With No. 2 son finishing up high school and choosing a college and churn at work, it's been interesting times. Work on Dunes Junction has slowed but not stopped.
|
This Atlas #8355 GP-7 5746 in C&O colors will soon be a South Shore 1500-series GP-7, appropriate for late 70s/
early 80s operations on the Dunes Junction. |
One recent bit of Dunes Junction activity was finally(!) finding an Atlas GP-7 in Chesapeake and Ohio livery that will become a South Shore 1500-series GP-7, courtesy of eBay. The South Shore acquired eight C&O GP-7s in the late 60s when the road had fallen on hard times, so these second-hand locos mostly stayed in their old C&O paint scheme, save for South Shore heralds and road numbers.
|
CSS&SB GP-7 #1503 at Burnham in
1979. Photo by Tom Golden Courtesy rrpicturearchives,net |
My goal is to use the Atlas C&O GP-7 as the starting point for a CSS&SB model. I know, I know, it's an evil old diesel, a symbol of the South Shore in decline, the end of electric freight, blah, blah, blah. But it's part of my memories of my beloved old South Shore, and I'm excited to have this project underway.
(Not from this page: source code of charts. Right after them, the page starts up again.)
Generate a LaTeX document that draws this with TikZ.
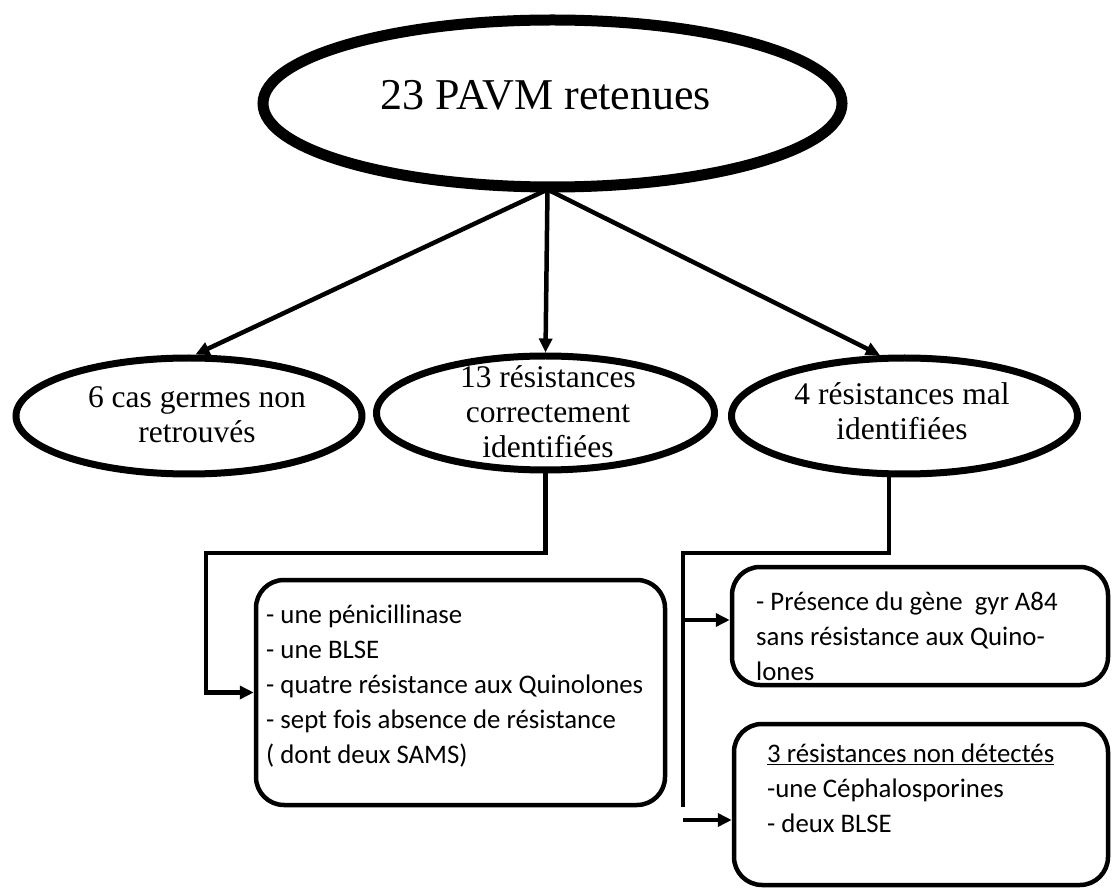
\documentclass[tikz,border=0pt]{standalone}
\usepackage{fontspec}
\setmainfont{Liberation Serif}
\newfontfamily\calfont{Carlito}
\usetikzlibrary{shapes.geometric,arrows.meta,calc}
\begin{document}
\begin{tikzpicture}[x=1pt,y=-1pt,
  bigoval/.style={ellipse, draw, line width=11pt, inner sep=0pt},
  oval/.style={ellipse, draw, line width=7pt, inner sep=0pt},
  ovtext/.style={align=center, inner sep=0pt, font=\fontsize{31.5}{35}\selectfont},
  roundbox/.style={draw, rounded corners=28pt, line width=4.5pt, inner sep=0pt},
  boxtext/.style={anchor=north west, align=left, inner sep=0pt, font=\calfont\fontsize{26.8}{35}\selectfont},
  conn/.style={line width=4.5pt},
  arr/.style={conn, -{Triangle[length=14pt,width=13pt]}}]
\fill[white] (0,0) rectangle (1112,890);
\useasboundingbox (0,0) rectangle (1112,890);

% top ellipse
\node[bigoval, minimum width=579pt, minimum height=167pt] (top) at (552.5,103.5) {};
\node[font=\fontsize{44}{50}\selectfont, inner sep=0pt] (toptext) at (546,95) {23 PAVM retenues};

% second row
\node[oval, minimum width=346pt, minimum height=116pt] (l) at (189,416) {};
\node[ovtext] (lt) at (197,414.5) {6 cas germes non\\retrouvés};
\node[oval, minimum width=338pt, minimum height=114pt] (m) at (545.5,413) {};
\node[ovtext] (mt) at (548,412) {13 résistances\\correctement\\identifiées};
\node[oval, minimum width=346pt, minimum height=116pt] (r) at (904.5,416) {};
\node[ovtext] (rt) at (902,411.5) {4 résistances mal\\identifiées};

% boxes
\node[roundbox, minimum width=409pt, minimum height=225pt] (lb) at (460.5,692.5) {};
\node[boxtext] (lbt) at (266,598.5) {\strut- une pénicillinase\\- une BLSE\\- quatre résistance aux Quinolones\\- sept fois absence de résistance\\( dont deux SAMS)};
\node[roundbox, minimum width=376pt, minimum height=118pt] (b1) at (920,626) {};
\node[boxtext] (b1t) at (756,585.5) {\strut- Présence du gène~~gyr A84\\sans résistance aux Quino-\\lones};
\node[roundbox, minimum width=374pt, minimum height=161pt] (b2) at (921,804.5) {};
\node[boxtext] (b2t) at (767,737.5) {\strut\underline{3 résistances non détectés}\\-une Céphalosporines\\- deux BLSE};

% connectors from top
\coordinate (apex) at ($(top.south)+(-5,-3)$);
\draw[arr] (apex) -- (l.84);
\draw[arr] (apex) -- (m.north);
\draw[arr] (apex) -- (r.112);

% middle branch
\coordinate (jl) at (206,553);
\draw[arr] (m.south) |- (jl) |- (lb.west);

% right branch
\coordinate (jr) at (683,553);
\coordinate (jrend) at (683,807);
\coordinate (ja) at (683,620);
\coordinate (jb) at (683,820);
\draw[conn] (r.-104) |- (jr) -- (jrend);
\draw[arr] (ja) -- (ja -| b1.west);
\draw[arr] (jb) -- (jb -| b2.west);
\end{tikzpicture}
\end{document}
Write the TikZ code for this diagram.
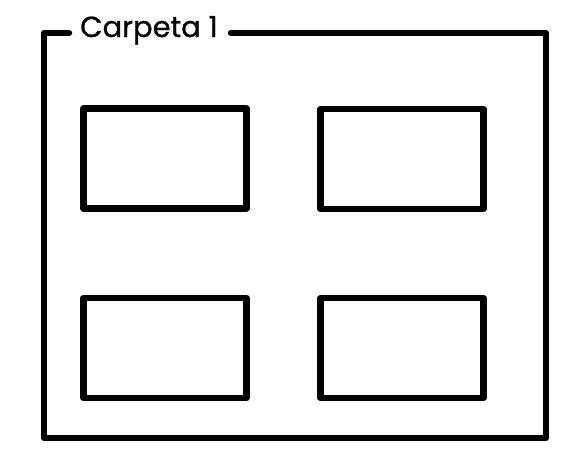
\documentclass[tikz,border=0pt]{standalone}
\usepackage{fontspec}
\setmainfont{Poppins}
\begin{document}
\begin{tikzpicture}[x=1pt,y=-1pt,
  frame/.style={line width=6.5pt,line join=round,line cap=round},
  card/.style={draw,line width=6.5pt,line join=round,minimum width=163pt,minimum height=100pt,inner sep=0pt}]
\useasboundingbox (0,0) rectangle (582,469);
\coordinate (gl) at (69,33);
\coordinate (gr) at (231,33);
\coordinate (tl) at (44,33);
\coordinate (tr) at (546,33);
\coordinate (br) at (546,438);
\coordinate (bl) at (44,438);
\draw[frame] (gl) -- (tl) -- (bl) -- (br) -- (tr) -- (gr);
\node[anchor=base,font=\fontsize{29}{34}\selectfont\addfontfeature{FakeBold=0.8},inner sep=0pt] (title) at (149,37) {Carpeta 1};
\node[card] (a) at (165,158.5) {};
\node[card] (b) at (402,159) {};
\node[card] (c) at (165,348) {};
\node[card] (d) at (402,348) {};
\end{tikzpicture}
\end{document}
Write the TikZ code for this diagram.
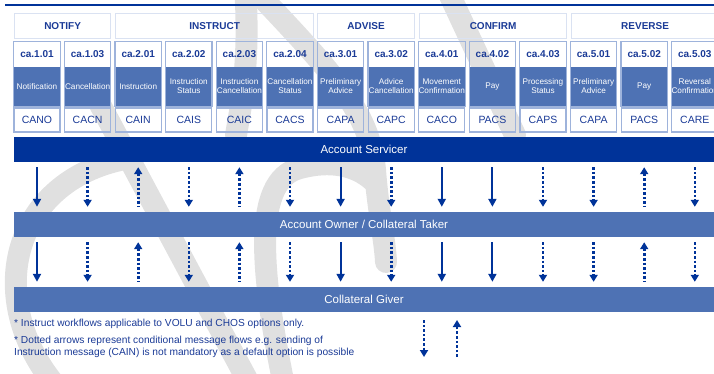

Looks like it will need a nose mounted bell, spark arrestors, sunshades, and a five-chime horn. Plus the heralds and lettering need to come off--I'm reading on the interwebs that Solvaset and pencil eraser will do the trick. I have the Atlantic seaboards largest collection South Shore decals (both Walthers and Champ made 'em), so that's where the heralds will come from. The road numbers look like they should come right off a C&O diesel sheet, and the bugboards are standard fare as well.